There are more are more “A” students in high school than ever before, but average SAT scores are falling. What explains these two conflicting trends?
Michael Hurwitz of the College Board and Jason Lee of the University of Georgia’s Institute of Higher Education set out to study how today’s students compare to the high schoolers of 19 years ago.
The duo found that 47 percent of American high school students have “A” GPAs and the average SAT score is 1,002. Back in 1998, only 38.9 percent of American high schoolers were “A” students – but they scored an average 1,026 SAT points.
Lee and Hurwitz blame grade inflation. In other words, the level of mastery that used to earn a B+ might now receive an A or A-. Studies show that grade inflation is more prevalent at private schools than public ones and Lee and Hurwitz say that grade inflation is most prevalent in schools with wealthy, white students.
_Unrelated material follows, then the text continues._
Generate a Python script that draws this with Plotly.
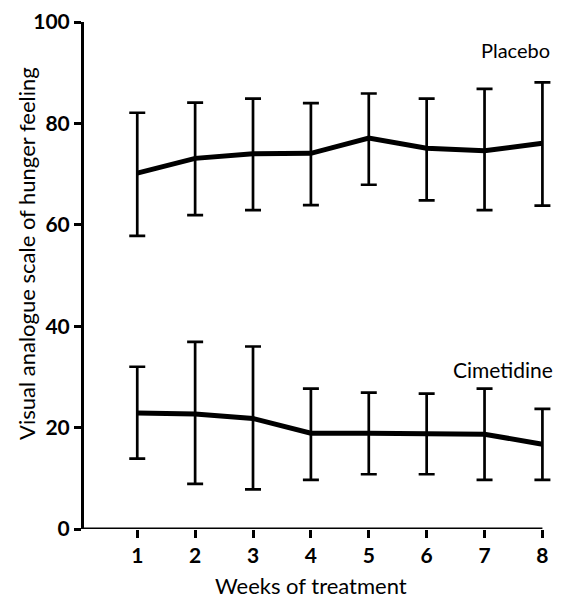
import plotly.graph_objects as go

weeks = [1, 2, 3, 4, 5, 6, 7, 8]
placebo_mean = [70.2, 73.1, 74.0, 74.1, 77.1, 75.1, 74.6, 76.1]
placebo_upper = [82.1, 84.1, 84.9, 84.0, 85.9, 84.9, 86.8, 88.1]
placebo_lower = [57.8, 61.9, 62.9, 63.9, 67.9, 64.8, 62.9, 63.8]
cimet_mean = [22.9, 22.7, 21.8, 18.9, 18.9, 18.9, 18.7, 16.7]
cimet_upper = [32.0, 36.9, 36.0, 27.7, 26.9, 26.7, 27.7, 23.7]
cimet_lower = [13.9, 8.9, 7.8, 9.7, 10.8, 10.8, 9.7, 9.7]
y_ticks = [0, 20, 40, 60, 80, 100]

FONT = "Lato"

# page offset of the plotly div (default body margin)
OFF = 8
W, H = 567 - OFF, 598 - OFF
L, T = 84 - OFF, 22 - OFF
R = W - (553.6 - OFF)
B = H - (529 - OFF)
PW, PH = W - L - R, H - T - B


def px(xp, yp):
    """page pixel -> paper coords"""
    return ((xp - OFF) - L) / PW, (H - B - (yp - OFF)) / PH


def trace(mean, up, lo):
    return go.Scatter(
        x=weeks, y=mean, mode="lines",
        line=dict(color="black", width=5),
        error_y=dict(type="data", symmetric=False,
                     array=[u - m for u, m in zip(up, mean)],
                     arrayminus=[m - l for m, l in zip(mean, lo)],
                     color="black", thickness=2.7, width=8),
        cliponaxis=False, showlegend=False)


fig = go.Figure()
fig.add_trace(trace(placebo_mean, placebo_upper, placebo_lower))
fig.add_trace(trace(cimet_mean, cimet_upper, cimet_lower))

xt = px(311, 585)
yt = px(26, 253)
pl = px(515.5, 50)
ci = px(503, 369.5)

fig.update_layout(
    width=W, height=H,
    margin=dict(l=L, r=R, t=T, b=B, autoexpand=False),
    paper_bgcolor="white", plot_bgcolor="white",
    font=dict(family=FONT, color="black", size=20),
    xaxis=dict(range=[0.08, 8.2], tickvals=weeks, ticks="outside", ticklen=8,
               tickwidth=2.5, tickcolor="black", showline=False,
               showgrid=False, zeroline=False,
               tickfont=dict(size=21, family=FONT, weight="bold")),
    yaxis=dict(range=[0, 100], tickvals=y_ticks, ticks="outside", ticklen=7,
               tickwidth=2.5, tickcolor="black", showline=True, linecolor="black",
               linewidth=3, showgrid=False, zeroline=False,
               tickfont=dict(size=21, family=FONT, weight="bold")),
    shapes=[dict(type="line", xref="x", yref="y", x0=0.08 - 0.03, x1=8, y0=0, y1=0,
                 line=dict(color="black", width=3))],
    annotations=[
        dict(text="Weeks of treatment", x=xt[0], y=xt[1], xref="paper", yref="paper",
             xanchor="center", yanchor="middle", showarrow=False, font=dict(size=22)),
        dict(text="Visual analogue scale of hunger feeling", x=yt[0], y=yt[1],
             xref="paper", yref="paper", xanchor="center", yanchor="middle",
             showarrow=False, textangle=-90, font=dict(size=22)),
        dict(text="Placebo", x=pl[0], y=pl[1], xref="paper", yref="paper",
             xanchor="center", yanchor="middle", showarrow=False, font=dict(size=20)),
        dict(text="Cimetidine", x=ci[0], y=ci[1], xref="paper", yref="paper",
             xanchor="center", yanchor="middle", showarrow=False, font=dict(size=21)),
    ],
)

fig.write_html("out.html")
High schools have every incentive to inflate grades. Higher grades mean higher graduation rates, and higher graduation rates mean better rankings. When college admissions and scholarships are based in part on GPA, high schools know that high GPAs will get their students more acceptance letters.
Lee and Hurwitz say that schools with grade inflation would do well to use class rankings. This would allow college admissions officers to compare students within the same school, not at different schools with vastly different levels of difficulty. If you operate under the delusion that everyone is a great student, ranking students disrupts that narrative. Someone has to be at the bottom of the class.
Unfortunately, schools that are wealthy, white, and/or private are also least likely to use that marker of achievement. In schools where every student and family is essentially a customer, schools need to keep those customers happy. Few are willing to pay to be ranked at the bottom.
Grade inflation is only one contributing factor to this GPA rise/SAT fall paradigm. Additionally, the College Board has made the SAT more difficult. In 2016, the testing giant rolled out a new SAT with “longer and harder reading passages and more words in math problems,” according to the New York Times.
A tougher SAT makes the painful rite of passage even more grueling, but it also makes it easier for colleges to differentiate between applicants. A more difficult test means that the bell curve of scores will be more spread out, making it easier for colleges to differentiate between candidates.
Lower SAT scores point more towards a harder test than toward lesser abilities. However, grade inflation means a gradual lowering of the bar for achievement. Over time, this scheme might make schools look good, but it continues to be a disservice to students.